Rammis
Rüde
Rubrik

6/1997

SELTSAME KULTE IN BRAUNSCHWEIG

Folge 23

Wieder neigt sich ein Jahr dem Ende. Und es dräut die Zeit, in der ein Großteil der Bevölkerung des schönen Landes Niedersachsen sich einen einsamen Nadelbaum ins heimische Wohnzimmer stellt, der dort langsam vor sich hin stirbt. Sie nennen das "Weihnachtsfest" oder auch "Weihnachten".

Ursprünglich, vor ein paar tausend Jahren, handelte es sich dabei wohl um ein mittwinterliches Lichterfest, in der Aussicht darauf, daß die Tage wieder länger werden. Im weiteren Verlauf der Geschichte erschien allerdings eine obskure Sekte auf der Bildfläche. Diese hatte, trotzdem (oder gar weil) sie sich als Symbol einen brutal gemarterten Menschen auswählte, erstaunlich viel Erfolg auch in Braunschweiger Gefilden. Ein Grund dafür war jedenfalls, daß sie es meisterlich verstand, die Festivitäten bereits vorhandener Kulte für ihre Zwecke zu okkupieren, statt diese schlicht zu verbieten, was nur zu Unmut in der Bevölkerung führt, da diese bekanntlich aus Gewohnheitstieren besteht. So übernahm sie, neben anderen, auch das Weihnachtsfest und machte es zu einem der Höhepunkte ihrer Riten.

Heutzutage hat allerdings auch diese Sekte an Boden verloren (was ganz gut ist, weil dadurch Leuten wie mir eine öffentliche Verbrennung bei lebendigem Leibe -- ehedem beliebtes "Überzeugungsmittel" -- meist erspart bleibt).

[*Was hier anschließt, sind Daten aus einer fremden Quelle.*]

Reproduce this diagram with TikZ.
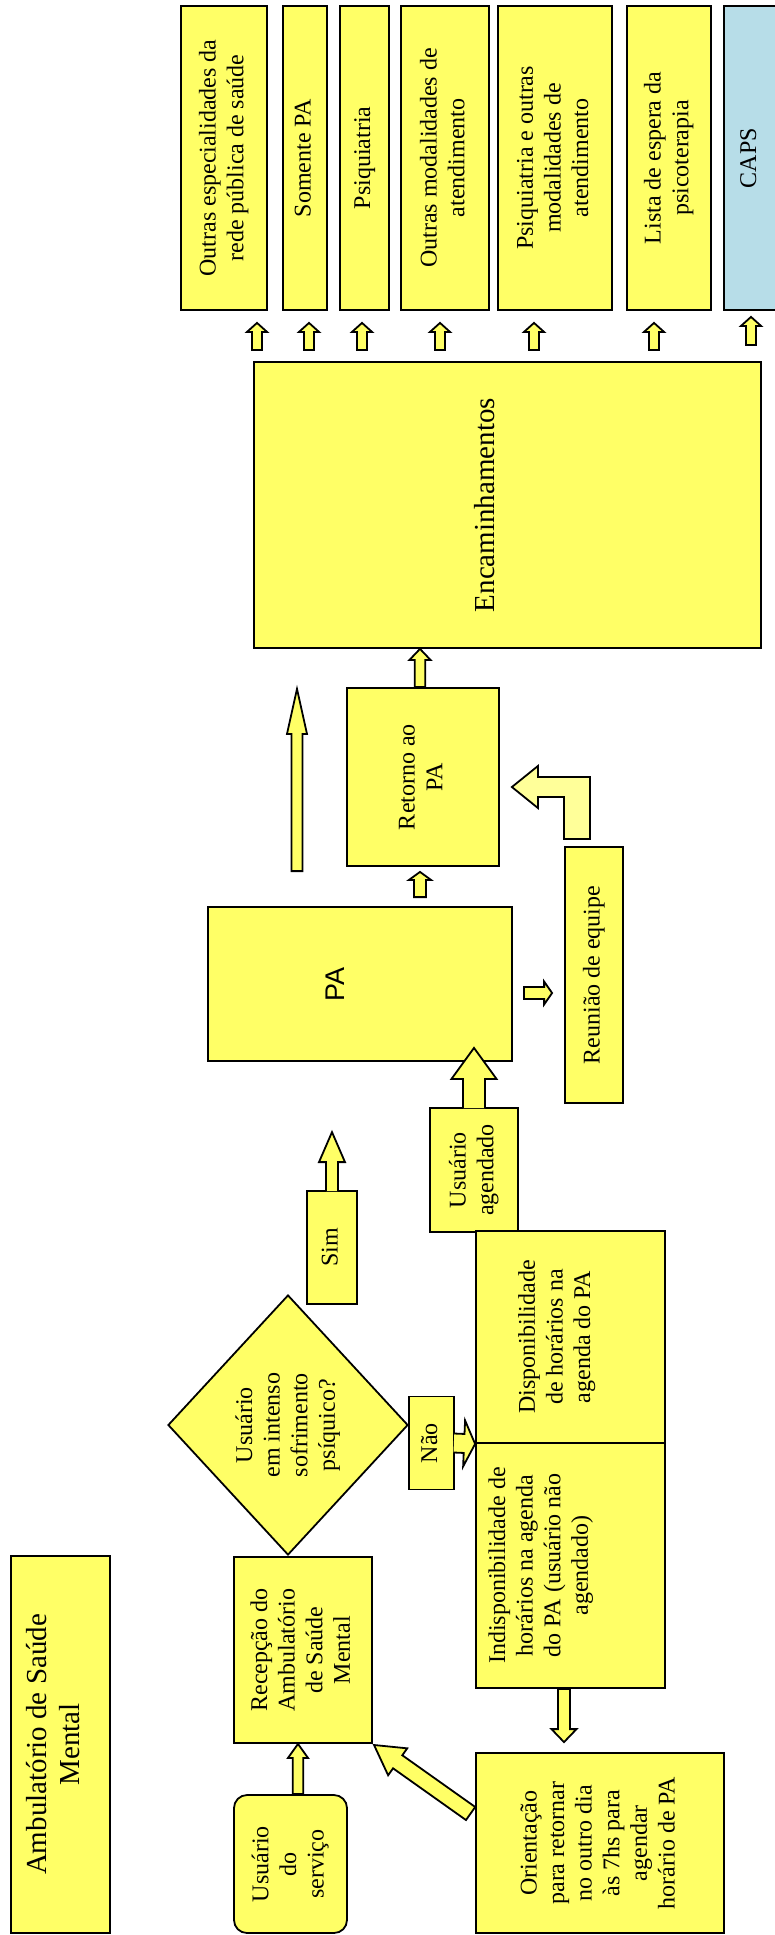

Das Weihnachtsfest selbst aber ist von einem weiteren Kult übernommen worden, der "Konsum" heißt und sehr viele Anhängerinnen und Anhänger in Braunschweig und anderswo gewonnen hat. Der sterbende Baum im Wohnzimmer ist ein sehr passendes Symbol für ihn. Der Höhepunkt der weihnachtlichen Ritualhandlung besteht darin, den Baum mit Tand zu schmücken und um ihn herum hübsch verpackte sogenannte Konsumgegenstände anzuhäufen, die den teilnehmenden Personen zugeordnet werden. Diese auch "Geschenke" genannten Fetische zeichnen sich in der Hauptsache dadurch aus, daß sie gänzlich überflüssig sind, aber eine als schön empfundene Oberfläche haben. Währenddessen ist der Baum -- äußerlich durchaus noch ansehnlich -- innerlich schon längst verrottet. Und gerade darum geht es in diesem Kult: wer die höchsten Weihen erreichen will, darf nur noch Äußerlichkeiten wahrnehmen, das Innere aber muß er verleugnen.

Insbesondere für Kinder dient dieses Fest als eine Art Initiationsritus. Diese werden mit besonders vielen der erwähnten Kultgegenstände "beschenkt" und schon im Vorfeld auf vielerlei Art aufgefordert, eine gefühlsmäßige Bindung zu diesen aufzunehmen. Diese Konditionierung, zusammen mit einer Betäubung durch das übermäßige Einnehmen von Nahrung, Genußmitteln und Drogen, soll die eigentliche Leere der ganzen Handlung überdecken. Hier ist insbesondere anzumerken, daß der Baum, für viele angeblich Mittelpunkt der Handlung (Kein Weihnachten ohne Weihnachtsbaum!), während des gesamten Ritus für gewöhnlich nicht einmal einen Schluck Wasser bekommt.

Zum der weihnachtlichen Kulthandlung selbst gehört ein ritueller Streit. Kennerinnen der Materie vermuten, die Gründe dafür lägen darin, daß die Teilnehmenden sich gegenseitig ihre Verachtung darüber ausdrücken, daß sie ihre Innerlichkeit noch nicht zur Gänze überwunden haben und eben nicht nur aus Oberfläche bestehen, ganz im Gegensatz zu den Fetischen.

Selbst die hartgesottensten unter den Teilnehmenden sind am Ende des mehrtägigen Festes erschöpft und verbittert. Dessen ungeachtet nehmen alle nicht nur mit Elan an den kurz darauf folgenden Riten teil (das Fest "Sylvester" mit einem rituell nicht gehaltenen Schwur und die Kulthandlung "Winterschlußverkauf", wo das sogenannte "Grabbeln" ausgeübt wird), sondern wünschen sich bereits ein Jahr später schon wieder "Fröhliche Weihnachten".